_Directions for this task_.
Your answer should be a single number: the count of lines holding the word "image".

[Source records]
------------------------------------------------------------

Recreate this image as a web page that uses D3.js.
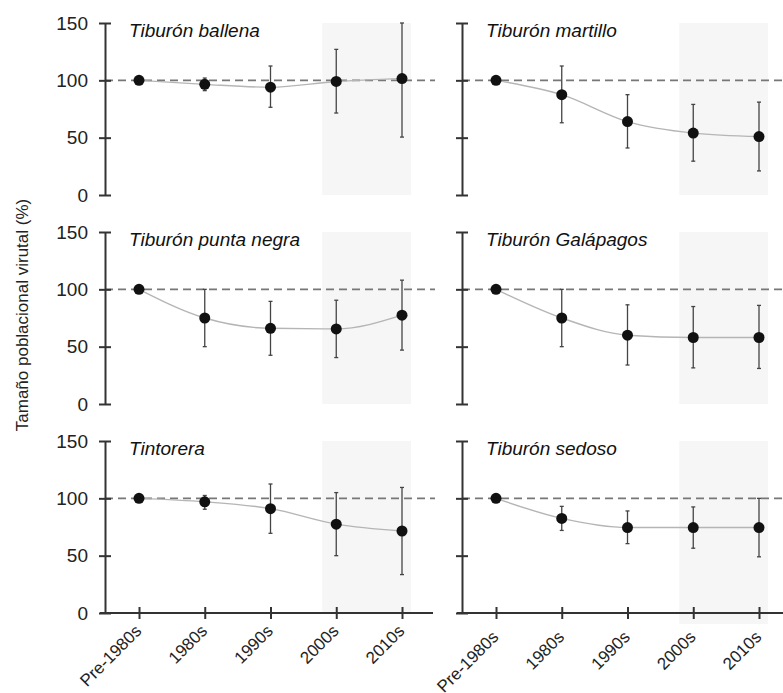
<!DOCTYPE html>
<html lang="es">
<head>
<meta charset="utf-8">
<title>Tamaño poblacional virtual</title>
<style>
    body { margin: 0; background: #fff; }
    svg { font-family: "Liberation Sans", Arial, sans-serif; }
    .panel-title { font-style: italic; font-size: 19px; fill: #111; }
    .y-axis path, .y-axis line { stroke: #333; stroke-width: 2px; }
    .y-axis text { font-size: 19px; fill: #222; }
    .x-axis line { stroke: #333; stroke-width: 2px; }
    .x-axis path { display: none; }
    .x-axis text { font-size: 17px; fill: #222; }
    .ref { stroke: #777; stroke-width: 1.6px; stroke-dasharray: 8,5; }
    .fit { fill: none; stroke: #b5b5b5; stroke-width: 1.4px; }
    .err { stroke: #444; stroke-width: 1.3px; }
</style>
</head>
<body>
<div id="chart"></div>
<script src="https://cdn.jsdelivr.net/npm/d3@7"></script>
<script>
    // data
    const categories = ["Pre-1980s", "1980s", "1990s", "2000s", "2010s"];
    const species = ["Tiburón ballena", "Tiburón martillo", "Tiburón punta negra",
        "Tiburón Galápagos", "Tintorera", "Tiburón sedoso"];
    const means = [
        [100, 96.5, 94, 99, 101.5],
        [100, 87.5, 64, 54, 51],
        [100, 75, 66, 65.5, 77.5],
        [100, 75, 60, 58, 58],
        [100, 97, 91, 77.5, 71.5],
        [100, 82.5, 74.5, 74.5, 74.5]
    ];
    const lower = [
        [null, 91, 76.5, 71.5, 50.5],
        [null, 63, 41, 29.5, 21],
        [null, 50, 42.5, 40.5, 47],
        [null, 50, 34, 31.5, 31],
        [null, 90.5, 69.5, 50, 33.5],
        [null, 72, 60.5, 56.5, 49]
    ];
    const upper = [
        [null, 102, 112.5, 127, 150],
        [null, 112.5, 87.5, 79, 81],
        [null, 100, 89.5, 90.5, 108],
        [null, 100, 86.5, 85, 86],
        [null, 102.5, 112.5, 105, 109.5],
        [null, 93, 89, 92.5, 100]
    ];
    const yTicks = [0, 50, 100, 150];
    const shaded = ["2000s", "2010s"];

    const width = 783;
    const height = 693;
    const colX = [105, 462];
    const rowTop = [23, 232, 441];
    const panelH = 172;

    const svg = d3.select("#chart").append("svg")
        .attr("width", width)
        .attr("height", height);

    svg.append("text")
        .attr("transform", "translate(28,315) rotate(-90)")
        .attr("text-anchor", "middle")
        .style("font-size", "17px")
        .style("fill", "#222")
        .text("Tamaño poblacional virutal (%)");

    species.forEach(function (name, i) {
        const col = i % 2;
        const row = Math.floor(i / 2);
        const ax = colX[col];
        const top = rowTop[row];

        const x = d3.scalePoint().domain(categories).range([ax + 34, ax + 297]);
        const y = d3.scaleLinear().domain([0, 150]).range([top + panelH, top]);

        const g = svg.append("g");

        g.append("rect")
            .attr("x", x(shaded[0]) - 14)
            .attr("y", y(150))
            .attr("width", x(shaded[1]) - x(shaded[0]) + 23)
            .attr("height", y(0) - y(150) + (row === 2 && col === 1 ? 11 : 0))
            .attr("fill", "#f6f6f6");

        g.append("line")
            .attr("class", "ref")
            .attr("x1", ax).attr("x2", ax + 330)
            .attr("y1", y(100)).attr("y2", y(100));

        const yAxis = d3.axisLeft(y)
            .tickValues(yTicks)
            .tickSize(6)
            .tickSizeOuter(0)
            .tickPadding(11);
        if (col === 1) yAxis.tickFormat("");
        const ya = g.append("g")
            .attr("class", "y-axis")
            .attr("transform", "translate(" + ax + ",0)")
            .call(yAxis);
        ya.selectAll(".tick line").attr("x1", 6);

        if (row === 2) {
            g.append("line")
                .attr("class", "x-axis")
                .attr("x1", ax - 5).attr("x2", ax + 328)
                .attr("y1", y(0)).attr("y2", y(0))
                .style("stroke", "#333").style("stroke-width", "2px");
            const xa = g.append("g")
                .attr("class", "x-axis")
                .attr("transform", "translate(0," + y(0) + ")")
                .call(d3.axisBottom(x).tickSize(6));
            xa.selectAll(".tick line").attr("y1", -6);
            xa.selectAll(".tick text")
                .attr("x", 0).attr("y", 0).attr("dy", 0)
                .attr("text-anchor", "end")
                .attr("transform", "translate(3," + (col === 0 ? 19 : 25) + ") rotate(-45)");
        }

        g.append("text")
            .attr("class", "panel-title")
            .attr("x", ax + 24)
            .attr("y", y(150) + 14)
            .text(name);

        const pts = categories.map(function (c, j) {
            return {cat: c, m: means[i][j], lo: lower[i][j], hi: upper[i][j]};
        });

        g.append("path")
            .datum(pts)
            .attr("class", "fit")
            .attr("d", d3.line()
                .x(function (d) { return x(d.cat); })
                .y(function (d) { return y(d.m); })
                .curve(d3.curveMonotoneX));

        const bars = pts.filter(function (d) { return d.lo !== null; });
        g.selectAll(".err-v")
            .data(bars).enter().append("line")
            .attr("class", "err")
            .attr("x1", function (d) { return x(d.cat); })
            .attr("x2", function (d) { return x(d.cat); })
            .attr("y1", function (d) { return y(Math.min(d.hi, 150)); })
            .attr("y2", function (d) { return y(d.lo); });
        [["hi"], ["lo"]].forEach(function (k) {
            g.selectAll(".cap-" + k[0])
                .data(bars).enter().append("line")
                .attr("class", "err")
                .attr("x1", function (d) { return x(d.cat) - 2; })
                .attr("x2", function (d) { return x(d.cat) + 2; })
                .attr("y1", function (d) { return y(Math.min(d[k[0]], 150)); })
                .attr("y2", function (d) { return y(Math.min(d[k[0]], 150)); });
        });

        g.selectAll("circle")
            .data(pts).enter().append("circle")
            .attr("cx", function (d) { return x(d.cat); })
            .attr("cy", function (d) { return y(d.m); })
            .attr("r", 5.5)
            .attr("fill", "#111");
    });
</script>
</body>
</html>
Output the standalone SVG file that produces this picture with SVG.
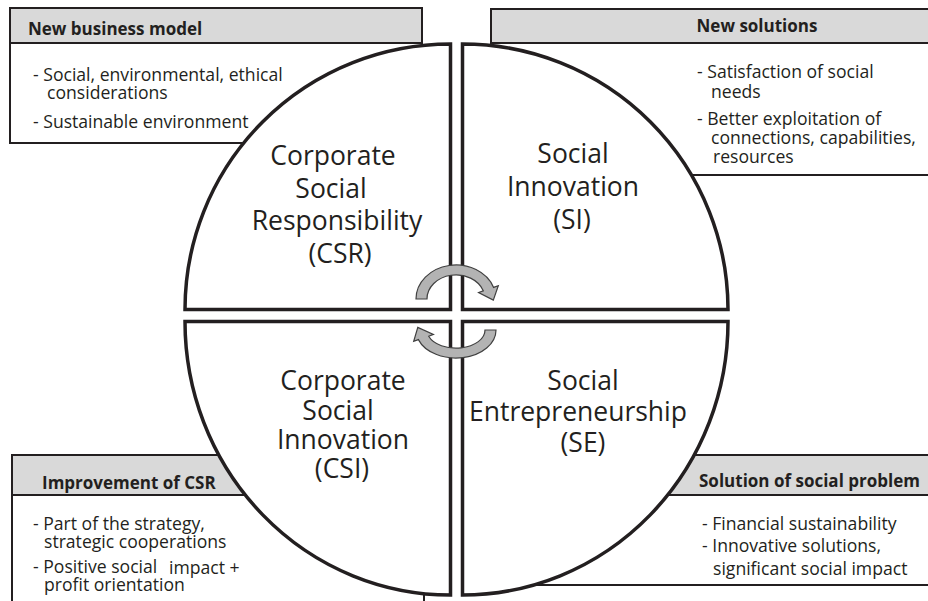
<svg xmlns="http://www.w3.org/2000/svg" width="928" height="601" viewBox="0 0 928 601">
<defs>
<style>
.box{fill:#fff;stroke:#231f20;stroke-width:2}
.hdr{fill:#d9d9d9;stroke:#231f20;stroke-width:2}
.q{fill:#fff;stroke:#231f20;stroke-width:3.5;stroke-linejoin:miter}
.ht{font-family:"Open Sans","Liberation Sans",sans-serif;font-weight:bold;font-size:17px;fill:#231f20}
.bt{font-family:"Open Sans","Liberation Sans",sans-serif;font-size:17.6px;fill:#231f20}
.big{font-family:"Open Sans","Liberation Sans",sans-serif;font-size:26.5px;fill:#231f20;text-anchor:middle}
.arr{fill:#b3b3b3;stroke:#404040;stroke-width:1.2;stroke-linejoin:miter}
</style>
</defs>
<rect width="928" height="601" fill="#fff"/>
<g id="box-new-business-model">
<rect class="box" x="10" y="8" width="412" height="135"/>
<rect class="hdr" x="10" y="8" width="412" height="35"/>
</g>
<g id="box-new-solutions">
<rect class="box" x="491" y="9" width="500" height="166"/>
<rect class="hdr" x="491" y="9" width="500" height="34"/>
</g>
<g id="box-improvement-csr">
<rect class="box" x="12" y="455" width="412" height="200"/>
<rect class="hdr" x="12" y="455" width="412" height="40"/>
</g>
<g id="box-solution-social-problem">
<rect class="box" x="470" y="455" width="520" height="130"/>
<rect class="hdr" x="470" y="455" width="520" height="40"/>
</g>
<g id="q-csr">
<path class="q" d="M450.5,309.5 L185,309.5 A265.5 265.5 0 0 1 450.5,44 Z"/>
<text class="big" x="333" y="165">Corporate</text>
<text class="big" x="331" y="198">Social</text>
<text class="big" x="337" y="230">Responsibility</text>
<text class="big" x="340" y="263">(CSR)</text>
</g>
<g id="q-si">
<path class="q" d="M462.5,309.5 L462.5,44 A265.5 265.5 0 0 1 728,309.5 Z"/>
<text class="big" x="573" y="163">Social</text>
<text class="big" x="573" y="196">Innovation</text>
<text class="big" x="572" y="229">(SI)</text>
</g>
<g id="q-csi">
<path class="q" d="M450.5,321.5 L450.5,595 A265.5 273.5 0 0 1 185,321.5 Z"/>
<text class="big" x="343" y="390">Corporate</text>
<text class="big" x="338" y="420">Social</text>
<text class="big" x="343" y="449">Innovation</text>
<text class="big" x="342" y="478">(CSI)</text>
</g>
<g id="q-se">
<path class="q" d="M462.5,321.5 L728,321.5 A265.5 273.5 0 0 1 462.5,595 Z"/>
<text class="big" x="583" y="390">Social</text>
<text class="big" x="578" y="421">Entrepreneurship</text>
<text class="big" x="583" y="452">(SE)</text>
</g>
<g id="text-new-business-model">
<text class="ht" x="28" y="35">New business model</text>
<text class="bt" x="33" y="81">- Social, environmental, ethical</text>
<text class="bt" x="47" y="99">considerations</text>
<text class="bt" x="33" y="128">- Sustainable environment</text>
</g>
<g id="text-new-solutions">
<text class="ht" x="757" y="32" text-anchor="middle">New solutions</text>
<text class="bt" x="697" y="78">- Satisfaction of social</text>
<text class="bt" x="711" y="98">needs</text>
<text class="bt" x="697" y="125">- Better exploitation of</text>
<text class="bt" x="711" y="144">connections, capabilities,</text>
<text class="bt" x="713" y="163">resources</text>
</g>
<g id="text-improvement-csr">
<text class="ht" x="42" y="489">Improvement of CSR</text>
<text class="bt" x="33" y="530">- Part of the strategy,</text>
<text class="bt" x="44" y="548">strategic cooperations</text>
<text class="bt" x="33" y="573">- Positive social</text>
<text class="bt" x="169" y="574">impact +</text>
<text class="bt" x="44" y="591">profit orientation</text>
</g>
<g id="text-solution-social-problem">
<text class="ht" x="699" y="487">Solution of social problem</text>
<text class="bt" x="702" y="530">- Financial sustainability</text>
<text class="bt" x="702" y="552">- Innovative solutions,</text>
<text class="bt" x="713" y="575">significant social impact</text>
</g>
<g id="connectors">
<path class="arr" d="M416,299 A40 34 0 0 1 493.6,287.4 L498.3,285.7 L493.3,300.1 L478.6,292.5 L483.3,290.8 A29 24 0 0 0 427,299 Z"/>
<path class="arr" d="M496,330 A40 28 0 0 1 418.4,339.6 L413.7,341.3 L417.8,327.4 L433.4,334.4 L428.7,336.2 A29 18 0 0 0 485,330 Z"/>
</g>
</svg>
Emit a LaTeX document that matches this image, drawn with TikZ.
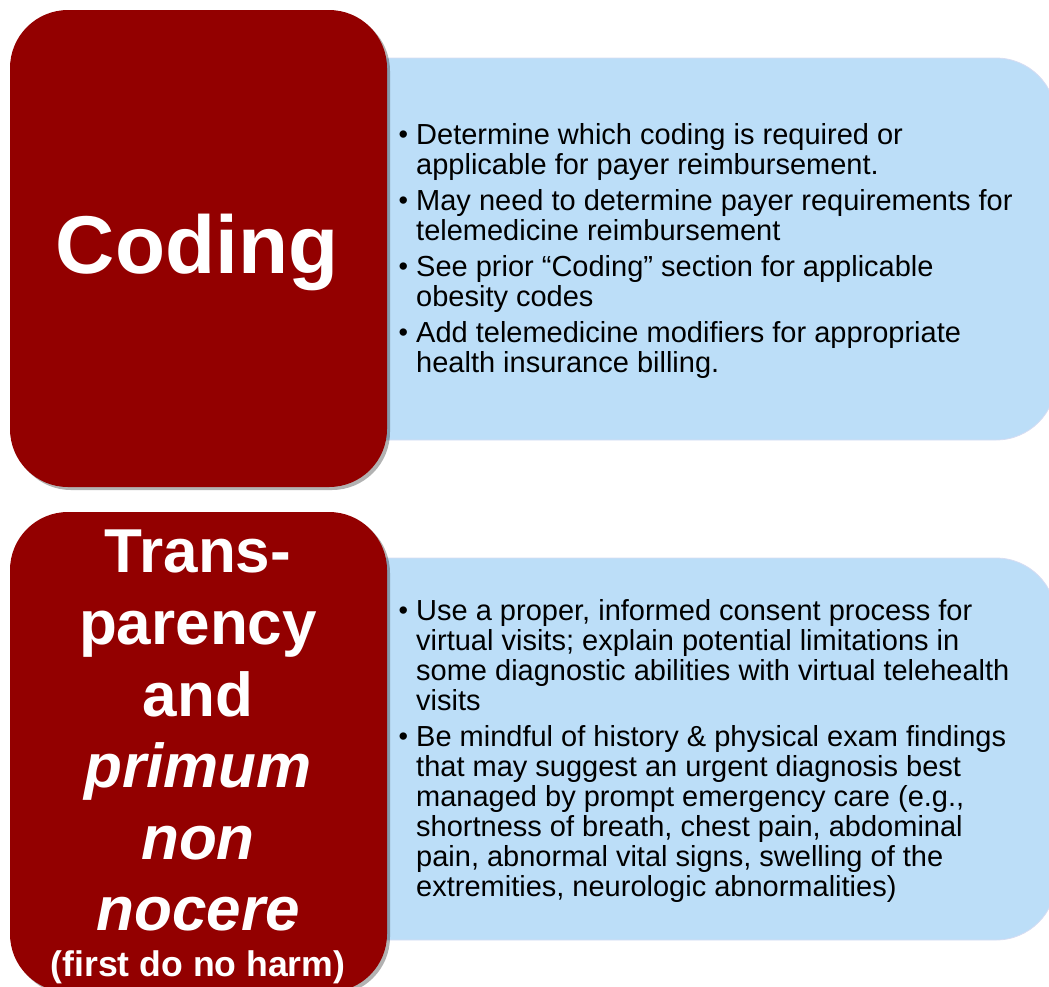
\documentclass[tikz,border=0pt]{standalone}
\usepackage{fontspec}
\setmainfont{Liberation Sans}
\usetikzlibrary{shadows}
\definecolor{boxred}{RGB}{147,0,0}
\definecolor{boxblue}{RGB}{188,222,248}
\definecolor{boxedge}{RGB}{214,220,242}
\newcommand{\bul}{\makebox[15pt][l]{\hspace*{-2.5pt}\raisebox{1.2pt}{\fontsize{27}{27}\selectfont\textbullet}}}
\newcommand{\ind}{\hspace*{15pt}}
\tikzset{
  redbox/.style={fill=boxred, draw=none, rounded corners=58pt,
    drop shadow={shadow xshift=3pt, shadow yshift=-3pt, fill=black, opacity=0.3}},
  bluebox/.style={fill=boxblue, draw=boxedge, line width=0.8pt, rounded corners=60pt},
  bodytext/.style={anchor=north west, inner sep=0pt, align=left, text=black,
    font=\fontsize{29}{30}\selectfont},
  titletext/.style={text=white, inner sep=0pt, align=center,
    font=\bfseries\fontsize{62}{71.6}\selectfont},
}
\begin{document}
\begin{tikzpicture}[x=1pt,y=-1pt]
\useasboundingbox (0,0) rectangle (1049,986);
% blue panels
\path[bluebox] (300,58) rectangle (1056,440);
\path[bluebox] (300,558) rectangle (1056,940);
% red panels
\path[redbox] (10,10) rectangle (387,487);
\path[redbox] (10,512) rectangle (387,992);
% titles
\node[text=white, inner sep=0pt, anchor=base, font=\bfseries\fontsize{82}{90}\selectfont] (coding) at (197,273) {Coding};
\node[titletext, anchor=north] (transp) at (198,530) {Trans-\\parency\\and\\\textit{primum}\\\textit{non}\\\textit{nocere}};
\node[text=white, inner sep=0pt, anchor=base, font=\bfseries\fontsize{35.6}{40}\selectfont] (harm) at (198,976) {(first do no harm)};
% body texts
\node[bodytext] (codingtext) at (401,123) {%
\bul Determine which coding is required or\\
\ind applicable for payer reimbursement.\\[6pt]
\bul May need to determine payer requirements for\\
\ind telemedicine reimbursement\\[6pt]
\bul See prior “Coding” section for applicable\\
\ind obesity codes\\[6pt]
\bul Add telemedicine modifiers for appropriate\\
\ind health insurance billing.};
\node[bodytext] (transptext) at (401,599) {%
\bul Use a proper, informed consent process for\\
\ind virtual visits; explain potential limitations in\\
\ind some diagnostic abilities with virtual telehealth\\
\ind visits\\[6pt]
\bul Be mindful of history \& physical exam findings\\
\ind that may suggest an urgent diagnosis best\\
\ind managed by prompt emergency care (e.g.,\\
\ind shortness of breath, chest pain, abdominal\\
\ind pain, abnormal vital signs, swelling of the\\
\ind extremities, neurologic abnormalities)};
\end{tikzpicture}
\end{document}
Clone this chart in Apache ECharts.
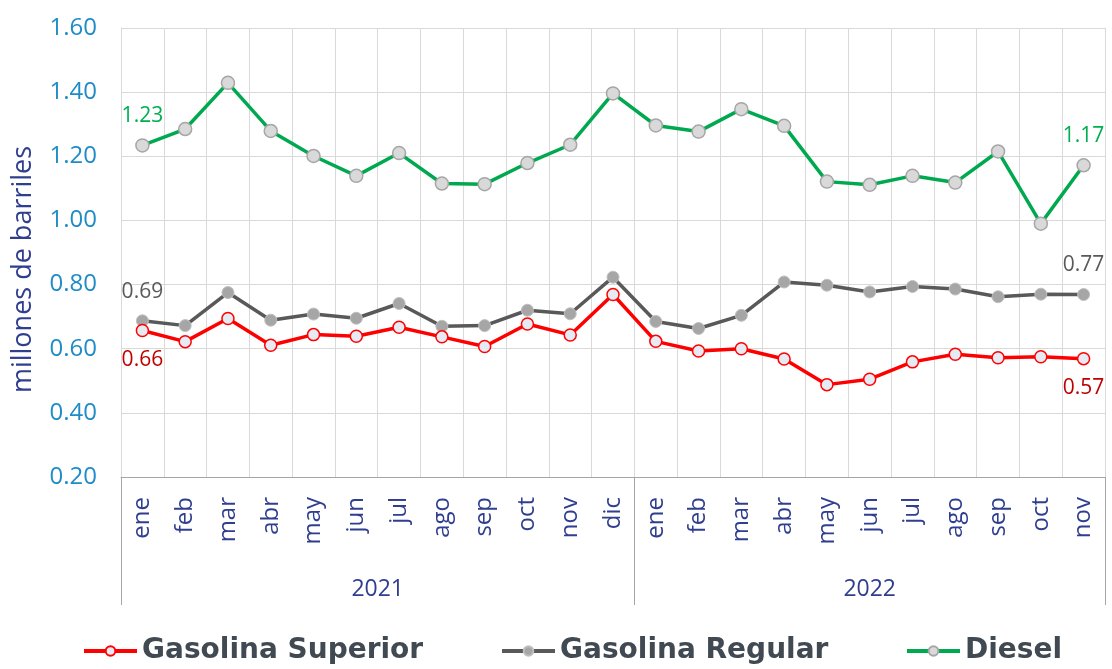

------------------------------------------------------------

_Task response_.
2